Moritz, our protagonist in Drifter, puts his body on display in many of the same ways that the Yankees self-worship their own aesthetics. He may not have the legacy the baseball team does, but the attitude is the same. This is How You Are Supposed to Look, and maintaining that image is what matters. The times that he actually uses his body for what it’s supposed to be used for — intimate moments with other Adonis folks lacking personality, or hours in Berlin’s warehouses — he ranges from impotent, awkward, uninteresting or in need of various substances to proceed.
As we wind down a season that’s been as disappointing as any in my lifetime, I’m worried the Yankees have become the twunk in a K-hole at the end of the night, Kumail Nanjiani reciting canned Marvel scripts and insisting that his sudden 12-pack is due to a good diet. There’s a façade of what a baseball team should look like, and there’s a premium charged based on that, but it’s all surface level.
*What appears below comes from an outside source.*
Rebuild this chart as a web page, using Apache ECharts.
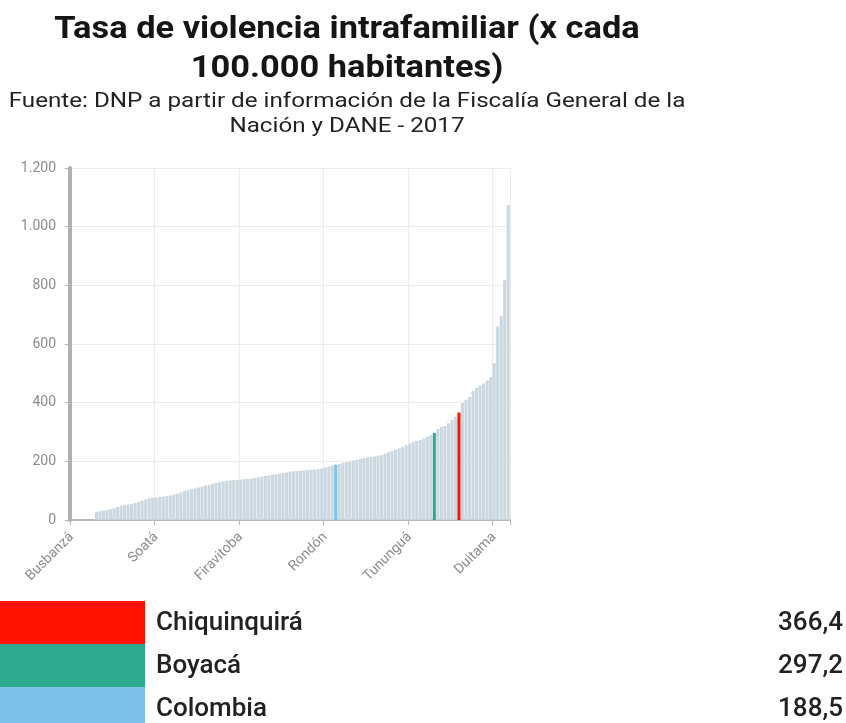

There’s so little that’s exciting or fun about the entire experience — the team is aging and slow, the farm system is mediocre, and the chief administrators of the whole organization seem disinterested in course corrections.
By the end of Drifter, your favorite character is likely to be Stefan, the piano player who Moritz rejects because, despite a flirtatious chemistry, Stefan’s just too damn short. Everything we see about Stefan throughout the film makes him out to be more fun, more desirable, and more well-rounded than our hunkish lead character, but in Mortiz’s own eyes, not being six feet makes you just not good enough to match aesthetics.
It’s hard not to be a little bit jealous of teams like the Blue Jays or Diamondbacks, or other teams that are, well, more fun, more desirable, and more well-rounded than the boys we cover at PSA. Not only are these teams performing better this year, they’re set up for more success in future years, and they’re just more fun to be around. They understand, in a way that neither the Yankees, Mortiz, or MCU czar Kevin Feige seem to be able to, that form must follow function. The pursuit of the aesthetic alone inevitably leads to burnout — it’s OK to just have fun with it all.